The offseason is a sad time. Baseball games make being a baseball fan truly joyous. Even as a borderline addict of the game, I find the Hot Stove a bit stuffy at times.
The nice thing, though, is that the winter affords plenty of opportunities for long and fascinating debates over broad ideas, about how the game is played, and by whom, and when. This article, a freebie at Baseball Prospectus today, is a shining example of what offseason baseball musing can be.
It’s an expansion of a study done a decade ago, and updated in the meantime, on the progressive advantage the offense gets as a pitcher faces the batting order multiple times. Its author, Mitchel Lichtman, is delightfully eager to point out every trend and tendency within a thick ream of data, and even better, is perfectly willing to admit that the explanation for certain phenomena escape us even now.
Did you know:
- That seeing more than four pitches in your first at bat more than doubles the gain you realize, as a batter, when facing a pitcher a second time, relative to swinging early in the count?
- That pitchers thrive even more than we would expect in the first inning, and that htis is particularly true when pitching at home?
- That good pitchers and bad pitchers both experience the slow drop-off as they turn the lineup card over?
These aren’t terribly revolutionary findings. A great piece from Baseball Prospectus’s archives, by Ken Funck, advocated a system he called SOMA—shorter outings, more appearances—years ago, on the premise that starters would thrive better if they pitched more often, but departed sooner, and threw fewer innings while tired.

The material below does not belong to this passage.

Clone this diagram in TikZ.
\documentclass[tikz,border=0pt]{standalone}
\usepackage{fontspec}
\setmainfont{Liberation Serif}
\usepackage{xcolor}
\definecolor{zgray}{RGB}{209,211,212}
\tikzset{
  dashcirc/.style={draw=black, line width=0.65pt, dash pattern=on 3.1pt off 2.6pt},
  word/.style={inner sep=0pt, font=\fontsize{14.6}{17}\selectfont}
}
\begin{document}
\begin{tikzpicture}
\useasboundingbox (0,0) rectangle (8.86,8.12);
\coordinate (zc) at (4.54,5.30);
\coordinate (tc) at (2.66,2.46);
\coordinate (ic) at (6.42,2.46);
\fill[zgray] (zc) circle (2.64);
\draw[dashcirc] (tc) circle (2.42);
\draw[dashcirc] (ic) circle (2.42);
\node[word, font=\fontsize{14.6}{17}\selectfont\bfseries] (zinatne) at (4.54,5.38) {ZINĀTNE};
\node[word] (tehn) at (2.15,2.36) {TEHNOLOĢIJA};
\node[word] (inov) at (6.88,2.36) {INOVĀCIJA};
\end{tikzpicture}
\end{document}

For that matter, two of the major trends in pitcher usage over the last 30 years—the one-inning relief model, with specialized and expanded bullpens, and the monitoring of pitch counts for starters—are manifestations or acknowledgments of this systematic truth by teams across the league.
The principle underpinning BP’s first great contribution to the national sabermetric movement, Pitcher Abuse Points, is that pitching while tired is disproportionately difficult and dangerous. That makes it clear that a point will always come, at which the starting pitcher can no longer (safely, or otherwise) outperform a reliever. Once you grip that, it gets easy to see how the price a start pays fro turning over the lineup card can accumulate.
Teams started short relief as a way to shelter fragile arms, and to hide the weaknesses of hurlers too flawed to make it as starters. After a while, though, the frame around that thought changed its shape, and the idea became that a pitcher with just a bit of upside—great valocity, or a wicked slider, but nothing else—could shred opponents if used only in short bursts. The natural extension of this understanding is the fact that pitchers who can’t restrict themselves to just a single burst, but have to pace themselves for multiple innings and warm up multiple times and show hitters multiple looks, will experience some degradation of performance.
Lichtman, though, might say these interwoven truths about pitching, while true, are incidental. He postulates that the driving force behind the rising offensive production during successive trips through the order is not the pitcher, but the batter, with hitters getting used to the man on the mound, seeing and timing his delivery and adding, one pitch at a time, data that helps them better predict the next offering.
It’s a really fun subject, the times through the order penalty. It’s one of those games of cat-and-mouse that teams must play with one another during each contest, and Lichtman helps shed a lot of light on it. Check it out.